TiGGR is available at hotelkilo.itch.io • This scenario is fan-created content • 30-45 minutes • 2-5 players
The artificial gravity hummed with mechanical precision as Francis adjusted his chrome monocle for the third time in ten minutes. The AI therapist embedded in the lens offered a gentle suggestion about anxiety management, which he ignored with practiced efficiency.
Peter-2 sat precisely centered in his observation seat, unopened suitcase balanced on his knees like a prayer book he couldn't bring himself to read. Through the panoramic window, the broken Venusian resort moon rotated slowly, its abandoned luxury domes catching starlight like scattered jewelry.
Jack-a-tron typed furiously into his holo-novel, crafting dialogue for characters who sounded suspiciously like his brothers but claimed to be cosmic explorers discovering new forms of love among the asteroid belts. The parallels were entirely coincidental, he assured himself.
The Ephemera's voice filled the observation car with warm, maternal authority: "Next stop, the Martian Memorial Gardens. Please prepare your hearts for unexpected recognition."

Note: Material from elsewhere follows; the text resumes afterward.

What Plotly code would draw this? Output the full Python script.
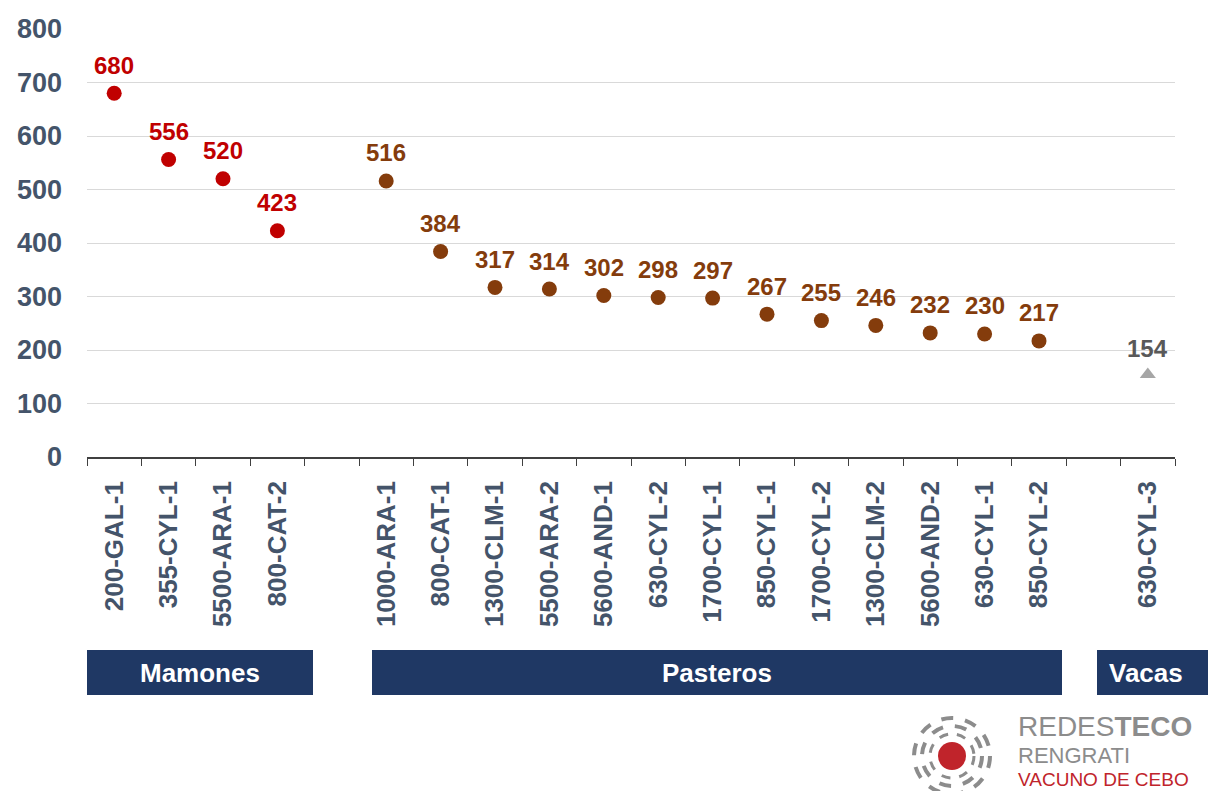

Francis's monocle chimed softly. According to the AI therapist, this was the moment when healing traditionally began. He had booked their passage specifically for this moment, though he couldn't quite remember why that had seemed like a good idea six months ago.
Outside, space was very large and very dark, and they were very small within it, carrying their matching luggage toward a destination none of them could properly pronounce. The train maintained its schedule with religious devotion, as if punctuality could somehow solve the problem of being human in an infinite universe.
Peter-2's suitcase clicked softly, once, as if something inside was trying to get out.
The journey to Mother Station would take forty-seven hours. It had already been forty-seven years since they'd last spoken honestly with each other, so the timing felt about right.
Through the floor-to-ceiling windows, the dead civilizations of Venus passed like a slow-motion film strip of someone else's dreams, beautiful and terrible and perfectly framed against the cosmic dark. The Ephemera carried them forward with the inexorable gentleness of grief itself, toward whatever ending they had purchased tickets for, whether they were ready or not.